Task directions: Without the pictures, return each record as it appears.

(Part of a data file)
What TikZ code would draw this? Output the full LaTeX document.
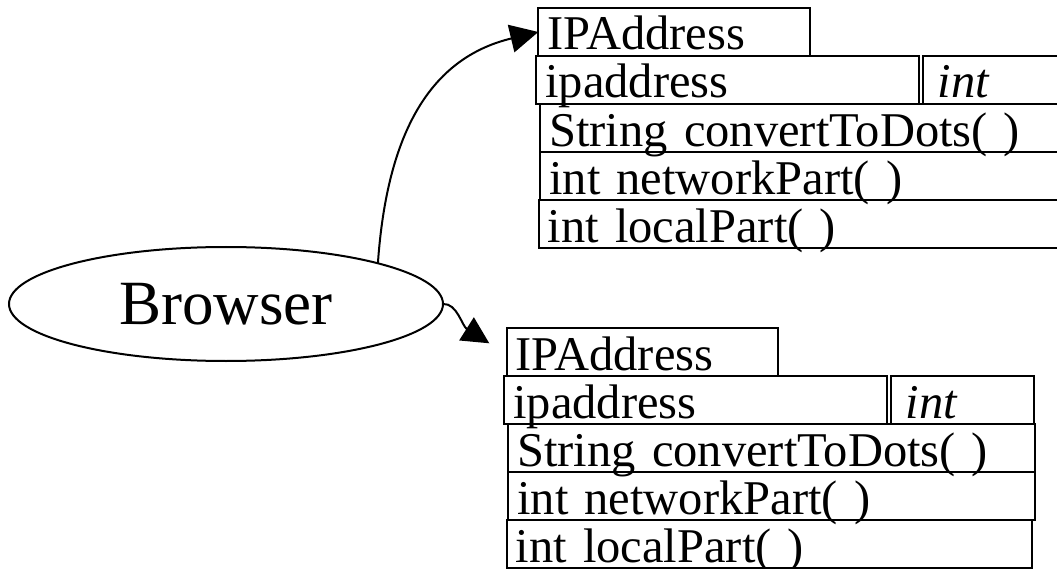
\documentclass[tikz,border=0pt]{standalone}
\usepackage{fontspec}
\setmainfont{Liberation Serif}
\usetikzlibrary{shapes.geometric,arrows.meta}
\newcommand\bxfont{\fontsize{48.5}{50}\selectfont}
\newcommand\brfont{\fontsize{63}{66}\selectfont}
\tikzset{
  rec/.style={draw, line width=2pt, outer sep=0pt, inner xsep=9pt, inner ysep=0pt,
    text height=42pt, text depth=6pt, anchor=north west, align=left, font=\bxfont},
  conn/.style={line width=2pt},
}
\begin{document}
\begin{tikzpicture}[x=1pt,y=-1pt]
\clip (0,0) rectangle (1057,569);
\fill[white] (0,0) rectangle (1057,569);
% Browser
\node[ellipse, draw, line width=2pt, minimum width=434pt, minimum height=114pt, inner sep=0pt, outer sep=0pt, font=\brfont] (br) at (226,304) {Browser};
% top block
\node[rec, text width=253.6pt, minimum height=48pt] (t1) at (538.3,8) {IPAddress};
\node[rec, text width=364.4pt, minimum height=48pt] (t2) at (536.3,56) {ipaddress};
\node[rec, inner xsep=15pt, text width=113.6pt, minimum height=48pt] (t3) at (922.7,56) {\itshape int};
\node[rec, text width=508.7pt, minimum height=48.3pt] (t4) at (540.3,104) {String convertToDots( )};
\node[rec, text width=508.7pt, minimum height=47.7pt] (t5) at (540.3,152.3) {int networkPart( )};
\node[rec, text width=507.6pt, minimum height=48.3pt] (t6) at (538.7,200) {int localPart( )};
% bottom block
\node[rec, text width=253.6pt, minimum height=48pt] (b1) at (506.7,328) {IPAddress};
\node[rec, text width=364.4pt, minimum height=48pt] (b2) at (504.3,376) {ipaddress};
\node[rec, inner xsep=15pt, text width=113.6pt, minimum height=48pt] (b3) at (890.7,376) {\itshape int};
\node[rec, text width=508.7pt, minimum height=48.3pt] (b4) at (508.3,424) {String convertToDots( )};
\node[rec, text width=508.7pt, minimum height=47.7pt] (b5) at (508.3,472.3) {int networkPart( )};
\node[rec, text width=507.6pt, minimum height=48.3pt] (b6) at (506.7,520) {int localPart( )};
% connectors
\coordinate (e2) at (489.3,343.3);
\draw[conn, -{Triangle[length=28pt,width=28pt]}] (br.15) .. controls (387,133) and (430,58) .. (t1.west);
\draw[conn, -{Triangle[length=27pt,width=27pt]}] (br.east) .. controls (457,303) and (462,326) .. (e2);
\end{tikzpicture}
\end{document}
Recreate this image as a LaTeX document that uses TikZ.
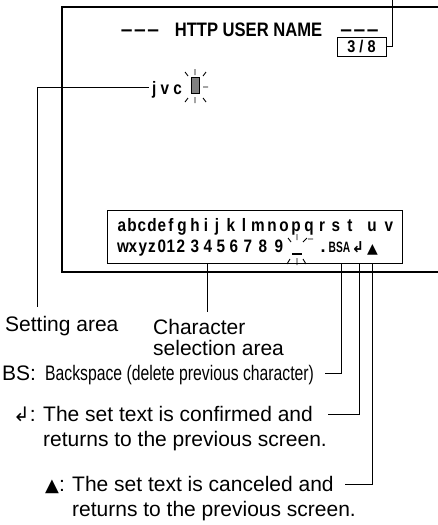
\documentclass[tikz,border=0pt]{standalone}
\usepackage{fontspec}
\setmainfont{Liberation Sans}
\newfontfamily\symfont{DejaVu Sans}
\usepackage{graphicx}
\newcommand{\cond}[1]{\scalebox{0.85}[1]{#1}}
\begin{document}
\begin{tikzpicture}[x=1pt,y=-1pt,
  scr/.style={font=\fontsize{18}{18}\selectfont\bfseries, inner sep=0pt},
  lbl/.style={font=\fontsize{21}{21}\selectfont, inner sep=0pt, anchor=base west},
  call/.style={line width=0.9pt},
  frame/.style={line width=1.8pt},
  ray/.style={line width=0.9pt}]
\useasboundingbox (0,0) rectangle (438,525);

% screen frame
\draw[frame] (445,7) -| (62,272) -- (445,272);

% title
\node[scr, anchor=base, font=\fontsize{21}{21}\selectfont\bfseries] (dl) at (140,36) {–\hspace{1.5pt}–\hspace{1.5pt}–};
\node[scr, anchor=base, font=\fontsize{19.5}{19.5}\selectfont\bfseries] (title) at (248.5,36) {\cond{HTTP USER NAME}};
\node[scr, anchor=base, font=\fontsize{21}{21}\selectfont\bfseries] (dr) at (359.5,36) {–\hspace{1.5pt}–\hspace{1.5pt}–};
\node[draw, line width=1pt, minimum width=49pt, minimum height=19pt, inner sep=0pt,
      font=\fontsize{17}{17}\selectfont\bfseries] (page) at (361.5,46.5) {\cond{3 / 8}};
\coordinate (pgTop) at (392,-3);
\draw[call] (page.east) -| (pgTop);

% setting area
\node[scr, anchor=base west] (jvc) at (152,94) {\cond{j v c}};
\node[draw, fill=gray, minimum width=8pt, minimum height=16pt, inner sep=0pt, line width=0.8pt] (cur) at (195,85) {};
\draw[ray] (195,69) -- (195,75) (185,72) -- (188,76) (206,72) -- (203,76)
  (203,87) -- (208,87) (195,97) -- (195,103) (185,102) -- (188,98) (206,102) -- (203,98);
\coordinate (setStart) at (149,87);
\coordinate (setEnd) at (37,307);
\draw[call] (setStart) -| (setEnd);

% character selection area
\node[draw, line width=0.8pt, minimum width=295pt, minimum height=53pt, inner sep=0pt] (charbox) at (254.5,236.5) {};
\foreach \c/\x [count=\i] in {a/122,b/132,c/142,d/152,e/162,f/171,g/182,h/195,i/206,j/217,k/231,l/244,m/258,n/272,o/284,p/296,q/309,r/322,s/336,t/350,u/372,v/389}
  \node[scr, anchor=base] (ra\i) at (\x,231) {\cond{\c}};
\foreach \c/\x [count=\i] in {w/123,x/133,y/143,z/152,0/162,1/171,2/181,3/195,4/208,5/221,6/234,7/248,8/263,9/279}
  \node[scr, anchor=base] (rb\i) at (\x,252) {\cond{\c}};
\coordinate (ucen) at (297,248);
\draw[line width=1.3pt] (292,254) -- (302,254);
\draw[ray] (297,234) -- (297,240) (288,238) -- (291,242) (307,238) -- (303,242)
  (308,239) -- (313,239) (297,258) -- (297,265) (287,264) -- (290,259) (306,264) -- (303,259);
\node[scr, anchor=base] (dot) at (323,252) {.};
\node[inner sep=0pt, anchor=base, font=\fontsize{15}{15}\selectfont\bfseries] (bsa) at (339.5,252) {\scalebox{0.68}[1]{BSA}};
\node[inner sep=0pt, anchor=base, font=\fontsize{15}{15}\selectfont\symfont\bfseries] (ent) at (358,252) {↲};
\node[inner sep=0pt, anchor=base, font=\fontsize{14}{14}\selectfont\symfont] (tri) at (372.5,253) {▲};

% callouts
\coordinate (csTop) at (207,263);
\coordinate (csEnd) at (207,312);
\draw[call] (csTop) -- (csEnd);
\coordinate (bsTop) at (341,263);
\coordinate (bsEnd) at (325,373);
\draw[call] (bsTop) |- (bsEnd);
\coordinate (entTop) at (359,263);
\coordinate (entEnd) at (328,414);
\draw[call] (entTop) |- (entEnd);
\coordinate (triTop) at (372,263);
\coordinate (triEnd) at (345,484);
\draw[call] (triTop) |- (triEnd);

% legend
\node[lbl] (setting) at (5,331) {Setting area};
\node[lbl] (char1) at (153,334) {Character};
\node[lbl] (char2) at (153,355) {selection area};
\node[lbl] (bsk) at (2,380) {BS:};
\node[lbl] (bsd) at (45,380) {\scalebox{0.75}[1]{Backspace (delete previous character)}};
\node[lbl] (entsym) at (13,421) {{\symfont\fontsize{20}{20}\selectfont ↲}:};
\node[lbl] (ent1) at (43,421) {The set text is confirmed and};
\node[lbl] (ent2) at (43,446) {returns to the previous screen.};
\node[lbl] (trisym) at (45,491) {{\symfont\fontsize{18}{18}\selectfont ▲}:};
\node[lbl] (tri1) at (72,491) {The set text is canceled and};
\node[lbl] (tri2) at (72,516) {returns to the previous screen.};
\end{tikzpicture}
\end{document}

Output:
What TikZ code would draw this? Output the full LaTeX document.
\documentclass[tikz,border=0pt]{standalone}
\usepackage{fontspec}
\setmainfont{Liberation Serif}
\usetikzlibrary{shapes.geometric,arrows.meta}
\newcommand\bxfont{\fontsize{48.5}{50}\selectfont}
\newcommand\brfont{\fontsize{63}{66}\selectfont}
\tikzset{
  rec/.style={draw, line width=2pt, outer sep=0pt, inner xsep=9pt, inner ysep=0pt,
    text height=42pt, text depth=6pt, anchor=north west, align=left, font=\bxfont},
  conn/.style={line width=2pt},
}
\begin{document}
\begin{tikzpicture}[x=1pt,y=-1pt]
\clip (0,0) rectangle (1057,569);
\fill[white] (0,0) rectangle (1057,569);
% Browser
\node[ellipse, draw, line width=2pt, minimum width=434pt, minimum height=114pt, inner sep=0pt, outer sep=0pt, font=\brfont] (br) at (226,304) {Browser};
% top block
\node[rec, text width=253.6pt, minimum height=48pt] (t1) at (538.3,8) {IPAddress};
\node[rec, text width=364.4pt, minimum height=48pt] (t2) at (536.3,56) {ipaddress};
\node[rec, inner xsep=15pt, text width=113.6pt, minimum height=48pt] (t3) at (922.7,56) {\itshape int};
\node[rec, text width=508.7pt, minimum height=48.3pt] (t4) at (540.3,104) {String convertToDots( )};
\node[rec, text width=508.7pt, minimum height=47.7pt] (t5) at (540.3,152.3) {int networkPart( )};
\node[rec, text width=507.6pt, minimum height=48.3pt] (t6) at (538.7,200) {int localPart( )};
% bottom block
\node[rec, text width=253.6pt, minimum height=48pt] (b1) at (506.7,328) {IPAddress};
\node[rec, text width=364.4pt, minimum height=48pt] (b2) at (504.3,376) {ipaddress};
\node[rec, inner xsep=15pt, text width=113.6pt, minimum height=48pt] (b3) at (890.7,376) {\itshape int};
\node[rec, text width=508.7pt, minimum height=48.3pt] (b4) at (508.3,424) {String convertToDots( )};
\node[rec, text width=508.7pt, minimum height=47.7pt] (b5) at (508.3,472.3) {int networkPart( )};
\node[rec, text width=507.6pt, minimum height=48.3pt] (b6) at (506.7,520) {int localPart( )};
% connectors
\coordinate (e2) at (489.3,343.3);
\draw[conn, -{Triangle[length=28pt,width=28pt]}] (br.15) .. controls (387,133) and (430,58) .. (t1.west);
\draw[conn, -{Triangle[length=27pt,width=27pt]}] (br.east) .. controls (457,303) and (462,326) .. (e2);
\end{tikzpicture}
\end{document}
Recreate this image as a LaTeX document that uses TikZ.
\documentclass[tikz,border=0pt]{standalone}
\usepackage{fontspec}
\setmainfont{Liberation Sans}
\newfontfamily\symfont{DejaVu Sans}
\usepackage{graphicx}
\newcommand{\cond}[1]{\scalebox{0.85}[1]{#1}}
\begin{document}
\begin{tikzpicture}[x=1pt,y=-1pt,
  scr/.style={font=\fontsize{18}{18}\selectfont\bfseries, inner sep=0pt},
  lbl/.style={font=\fontsize{21}{21}\selectfont, inner sep=0pt, anchor=base west},
  call/.style={line width=0.9pt},
  frame/.style={line width=1.8pt},
  ray/.style={line width=0.9pt}]
\useasboundingbox (0,0) rectangle (438,525);

% screen frame
\draw[frame] (445,7) -| (62,272) -- (445,272);

% title
\node[scr, anchor=base, font=\fontsize{21}{21}\selectfont\bfseries] (dl) at (140,36) {–\hspace{1.5pt}–\hspace{1.5pt}–};
\node[scr, anchor=base, font=\fontsize{19.5}{19.5}\selectfont\bfseries] (title) at (248.5,36) {\cond{HTTP USER NAME}};
\node[scr, anchor=base, font=\fontsize{21}{21}\selectfont\bfseries] (dr) at (359.5,36) {–\hspace{1.5pt}–\hspace{1.5pt}–};
\node[draw, line width=1pt, minimum width=49pt, minimum height=19pt, inner sep=0pt,
      font=\fontsize{17}{17}\selectfont\bfseries] (page) at (361.5,46.5) {\cond{3 / 8}};
\coordinate (pgTop) at (392,-3);
\draw[call] (page.east) -| (pgTop);

% setting area
\node[scr, anchor=base west] (jvc) at (152,94) {\cond{j v c}};
\node[draw, fill=gray, minimum width=8pt, minimum height=16pt, inner sep=0pt, line width=0.8pt] (cur) at (195,85) {};
\draw[ray] (195,69) -- (195,75) (185,72) -- (188,76) (206,72) -- (203,76)
  (203,87) -- (208,87) (195,97) -- (195,103) (185,102) -- (188,98) (206,102) -- (203,98);
\coordinate (setStart) at (149,87);
\coordinate (setEnd) at (37,307);
\draw[call] (setStart) -| (setEnd);

% character selection area
\node[draw, line width=0.8pt, minimum width=295pt, minimum height=53pt, inner sep=0pt] (charbox) at (254.5,236.5) {};
\foreach \c/\x [count=\i] in {a/122,b/132,c/142,d/152,e/162,f/171,g/182,h/195,i/206,j/217,k/231,l/244,m/258,n/272,o/284,p/296,q/309,r/322,s/336,t/350,u/372,v/389}
  \node[scr, anchor=base] (ra\i) at (\x,231) {\cond{\c}};
\foreach \c/\x [count=\i] in {w/123,x/133,y/143,z/152,0/162,1/171,2/181,3/195,4/208,5/221,6/234,7/248,8/263,9/279}
  \node[scr, anchor=base] (rb\i) at (\x,252) {\cond{\c}};
\coordinate (ucen) at (297,248);
\draw[line width=1.3pt] (292,254) -- (302,254);
\draw[ray] (297,234) -- (297,240) (288,238) -- (291,242) (307,238) -- (303,242)
  (308,239) -- (313,239) (297,258) -- (297,265) (287,264) -- (290,259) (306,264) -- (303,259);
\node[scr, anchor=base] (dot) at (323,252) {.};
\node[inner sep=0pt, anchor=base, font=\fontsize{15}{15}\selectfont\bfseries] (bsa) at (339.5,252) {\scalebox{0.68}[1]{BSA}};
\node[inner sep=0pt, anchor=base, font=\fontsize{15}{15}\selectfont\symfont\bfseries] (ent) at (358,252) {↲};
\node[inner sep=0pt, anchor=base, font=\fontsize{14}{14}\selectfont\symfont] (tri) at (372.5,253) {▲};

% callouts
\coordinate (csTop) at (207,263);
\coordinate (csEnd) at (207,312);
\draw[call] (csTop) -- (csEnd);
\coordinate (bsTop) at (341,263);
\coordinate (bsEnd) at (325,373);
\draw[call] (bsTop) |- (bsEnd);
\coordinate (entTop) at (359,263);
\coordinate (entEnd) at (328,414);
\draw[call] (entTop) |- (entEnd);
\coordinate (triTop) at (372,263);
\coordinate (triEnd) at (345,484);
\draw[call] (triTop) |- (triEnd);

% legend
\node[lbl] (setting) at (5,331) {Setting area};
\node[lbl] (char1) at (153,334) {Character};
\node[lbl] (char2) at (153,355) {selection area};
\node[lbl] (bsk) at (2,380) {BS:};
\node[lbl] (bsd) at (45,380) {\scalebox{0.75}[1]{Backspace (delete previous character)}};
\node[lbl] (entsym) at (13,421) {{\symfont\fontsize{20}{20}\selectfont ↲}:};
\node[lbl] (ent1) at (43,421) {The set text is confirmed and};
\node[lbl] (ent2) at (43,446) {returns to the previous screen.};
\node[lbl] (trisym) at (45,491) {{\symfont\fontsize{18}{18}\selectfont ▲}:};
\node[lbl] (tri1) at (72,491) {The set text is canceled and};
\node[lbl] (tri2) at (72,516) {returns to the previous screen.};
\end{tikzpicture}
\end{document}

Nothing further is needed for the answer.